Они не могли не выйти наружу еще и потому, что этого требовал самый характер умственной жизни того круга людей, к которому принадлежали Грановский и Герцен. «Еще бы у нас было неминуемое дело, – говорит Герцен, – которое бы нас совершенно поглощало; а то ведь собственно вся наша деятельность была в сфере мышления и пропаганды наших убеждений… какие же могли быть уступки на этом поле?»{121}
В дневнике он часто возвращается к этой теме, без всякого отношения к своим спорам с Грановским. Он ясно видел, что глубокий, нравственный разрыв с существующим, со всей действительной жизнью, неизбежно должен вести к идиосинкразиям, капризам, нетерпимости: «возможность внутренняя и невозможность внешняя превращает силы в яд, отравляющий жизнь; они загнивают в организме, бродят и разлагаются, отсюда взгляд гнева и желчи, односторонность в самом мышлении»{122}.Следовательно, уступок не могло быть и по существу дела, и по болезненно-чуткой настроенности обеих сторон.

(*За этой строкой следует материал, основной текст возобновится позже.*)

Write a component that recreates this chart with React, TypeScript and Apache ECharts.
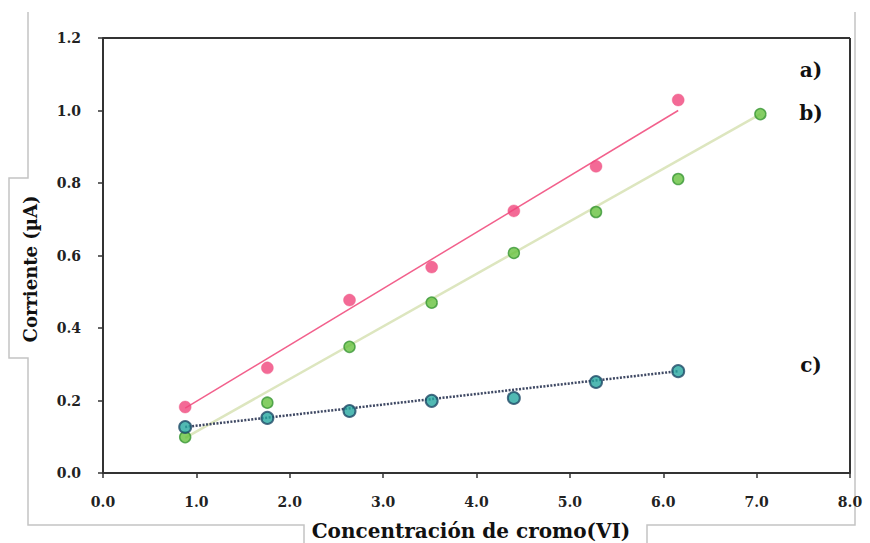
import React, { useEffect, useRef } from "react";
import * as echarts from "echarts";

const xValues = [0.88, 1.76, 2.64, 3.52, 4.4, 5.28, 6.16];
const xValuesB = [0.88, 1.76, 2.64, 3.52, 4.4, 5.28, 6.16, 7.04];
const seriesA = [0.182, 0.29, 0.477, 0.568, 0.723, 0.846, 1.029];
const seriesB = [0.099, 0.194, 0.348, 0.47, 0.607, 0.72, 0.811, 0.99];
const seriesC = [0.127, 0.152, 0.171, 0.199, 0.207, 0.251, 0.281];
// trend line end points
const trendA = [[0.88, 0.179], [6.16, 1.0]];
const trendB = [[0.88, 0.097], [7.04, 0.99]];
const trendC = [[0.88, 0.127], [6.16, 0.281]];
const seriesLabels = ["a)", "b)", "c)"];
const xTitle = "Concentración de cromo(VI)";
const yTitle = "Corriente (µA)";

const FONT = "'DejaVu Serif', serif";

export default function App() {
  const ref = useRef<HTMLDivElement>(null);
  useEffect(() => {
    if (!ref.current) return;
    const chart = echarts.init(ref.current, null, { renderer: "svg" });
    const pair = (xs: number[], ys: number[]) => xs.map((x, i) => [x, ys[i]]);
    const option = {
      animation: false,
      backgroundColor: "#ffffff",
      grid: { left: 103, right: 20, top: 38, bottom: 70, containLabel: false },
      xAxis: {
        type: "value",
        min: 0,
        max: 8,
        interval: 1,
        axisLine: { show: true, onZero: false, lineStyle: { color: "#333", width: 2 } },
        axisTick: { show: true, length: 5, lineStyle: { color: "#333", width: 1.5 } },
        splitLine: { show: false },
        axisLabel: {
          margin: 22,
          color: "#222",
          fontFamily: FONT,
          fontWeight: "bold",
          fontSize: 14,
          formatter: (v: number) => v.toFixed(1),
        },
      },
      yAxis: {
        type: "value",
        min: 0,
        max: 1.2,
        interval: 0.2,
        axisLine: { show: true, onZero: false, lineStyle: { color: "#333", width: 2 } },
        axisTick: { show: true, length: 5, lineStyle: { color: "#333", width: 1.5 } },
        splitLine: { show: false },
        axisLabel: {
          margin: 22,
          color: "#222",
          fontFamily: FONT,
          fontWeight: "bold",
          fontSize: 14,
          formatter: (v: number) => v.toFixed(1),
        },
      },
      graphic: [
        {
          type: "polyline",
          z: -10,
          silent: true,
          shape: { points: [[28, 12], [28, 178], [9, 178], [9, 358], [28, 358], [28, 525], [304, 525], [304, 543]] },
          style: { stroke: "#c4c4c4", lineWidth: 1.5, fill: null },
        },
        {
          type: "polyline",
          z: -10,
          silent: true,
          shape: { points: [[647, 543], [647, 525], [855, 525], [855, 12]] },
          style: { stroke: "#c4c4c4", lineWidth: 1.5, fill: null },
        },
        {
          type: "line",
          z: 5,
          silent: true,
          shape: { x1: 103, y1: 38, x2: 850, y2: 38 },
          style: { stroke: "#333", lineWidth: 2 },
        },
        {
          type: "line",
          z: 5,
          silent: true,
          shape: { x1: 850, y1: 38, x2: 850, y2: 473 },
          style: { stroke: "#333", lineWidth: 2 },
        },
        {
          type: "text",
          x: 30,
          y: 269,
          rotation: Math.PI / 2,
          style: {
            text: yTitle,
            fontFamily: FONT,
            fontWeight: "bold",
            fontSize: 18,
            fill: "#111",
            align: "center",
            verticalAlign: "middle",
          },
        },
        {
          type: "text",
          x: 471,
          y: 531,
          style: {
            text: xTitle,
            fontFamily: FONT,
            fontWeight: "bold",
            fontSize: 20,
            fill: "#111",
            align: "center",
            verticalAlign: "middle",
          },
        },
        ...[
          { t: seriesLabels[0], y: 70 },
          { t: seriesLabels[1], y: 113 },
          { t: seriesLabels[2], y: 365 },
        ].map((l) => ({
          type: "text",
          x: 811,
          y: l.y,
          style: {
            text: l.t,
            fontFamily: FONT,
            fontWeight: "bold",
            fontSize: 20,
            fill: "#111",
            align: "center",
            verticalAlign: "middle",
          },
        })),
      ],
      series: [
        {
          type: "line",
          data: trendA,
          symbol: "none",
          lineStyle: { color: "#f2608c", width: 1.5 },
          z: 2,
        },
        {
          type: "line",
          data: trendB,
          symbol: "none",
          lineStyle: { color: "#dde6bf", width: 2.5 },
          z: 2,
        },
        {
          type: "line",
          data: trendC,
          symbol: "none",
          lineStyle: { color: "#3e4863", width: 2.5, type: [2, 1.5] },
          z: 2,
        },
        {
          type: "scatter",
          data: pair(xValues, seriesA),
          symbol: "circle",
          symbolSize: 12,
          itemStyle: { color: "#f0457c", borderColor: "#ee5c88", borderWidth: 0.5 },
          z: 4,
        },
        {
          type: "scatter",
          data: pair(xValuesB, seriesB),
          symbol: "circle",
          symbolSize: 11,
          itemStyle: { color: "#66c23e", borderColor: "#3a9636", borderWidth: 1.5 },
          z: 4,
        },
        {
          type: "scatter",
          data: pair(xValues, seriesC),
          symbol: "circle",
          symbolSize: 12,
          itemStyle: { color: "#26a8a0", borderColor: "#1e4a66", borderWidth: 2 },
          z: 4,
        },
      ],
    };
    chart.setOption(option as any);
    return () => chart.dispose();
  }, []);
  return <div ref={ref} style={{ width: 870, height: 543, position: "absolute", left: 0, top: 0 }} />;
}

В особенности уступить не мог Герцен. В назревшей размолвке почин неизбежно должен был исходить от него. Не говоря уже о разнице натур – созерцательной и терпимой натуры Грановского, активной и задорной Герцена, – важно было то, что Грановский отстаивал традиционное воззрение, тогда как Герцен являлся неофитом учения юного, только что выступившего на завоевание и опьяненного своими первыми победами. Это боевое настроение очень сильно сказывается в дневнике Герцена, начиная с 1844 года. Ум от природы преимущественно критический, глубоко-враждебный духу авторитета и всякой туманности мышления, Герцен рано стал, по меткому выражению Анненкова, «неутомимым следователем по части пороков мышления, промахов развития, несообразности действий с их поводами»{123}
. Новое, реально-научное направление, которому он отдался теперь, должно было сильно обострить в нем это отвращение к традиционным верованиям, освящаемым общим молчанием, ко всяким непроверенным истинам, и естественно, что борьба против того, что казалось ему ленью или произволом мысли, получила для него в этот период характер священного долга, в осуществлении которого не может быть никаких уступок. Уже в декабре 1844 года, то есть за полтора года до размолвки, он записал в своем дневнике: «Наши личные отношения много вредят характерности и прямоте мнений. Мы, уважая прекрасные качества лиц, жертвуем для них резкостью мысли. Много надобно иметь силы, чтоб плакать и все-таки уметь подписать приговор Камиля Демулена»{124}. В этой зависти к силе Робеспьера, писал он позднее, уже дремали зачатки злых споров 1846 года. Разрыв действительно стал неизбежным.В XXXII главе «Былого и Дум» Герцен подробно рассказал историю этого «теоретического разрыва» между ним и Огаревым, с одной стороны, Грановским – с другой; его рассказ пополняется воспоминаниями Анненкова, Панаева и Т. А. Астраковой (в записках Т. П. Пассек){125}
. Разрыв обнаружился летом 1846 года, когда все трое – и Грановский, и Герцен, и только что вернувшийся в Россию после нескольких лет заграничного скитания Огарев – жили на даче в Соколове под Москвою; но он назревал уже года два или больше, как можно видеть и из приведенного выше письма. Герцен рассказывает, что еще прежде, чем им самим стал ясен их раздор, его заметило молодое поколение, совершенно проникнутое реалистическими воззрениями, зачитывавшееся его «Дилетантизмом в науке» и «Письмами об изучении природы», считавшее его и Белинского представителями своих философских мнений и, при всей своей любви к Грановскому, уже начинавшее восставать против его «романтизма». В тиши деревенской жизни, при близости ежедневного общения, разногласие должно было выйти наружу. Оно было слишком существенно, слишком задевало жизненный нерв каждого из участвующих, чтобы даже та горячая любовь, которою они были связаны, могла предотвратить раскол. Каждый теоретический разговор неизбежно приводил к тем же основным вопросам мировоззрения, споры становились все чаще. «Огарев, не видевший меня года четыре, – говорит Герцен, – был совершенно в том направлении, как я. Мы разными путями прошли те же пространства и очутились вместе»{126}. Грановский, по-видимому, держался оборонительно и старался избегнуть резкого разрыва; почин решающего спора принадлежал Герцену. Он рассказывает, что однажды этим летом, когда разговор опять коснулся щекотливого пункта, он заметил, «что развитие науки, что современное состояние ее– Все это так мало обязательно, – возразил Грановский, – что я никогда не приму вашей сухой, холодной мысли единства тела и духа; с ней исчезает бессмертие души. Может, вам его не надобно, но я слишком много схоронил, чтоб поступиться этой верой. Личное бессмертие мне необходимо.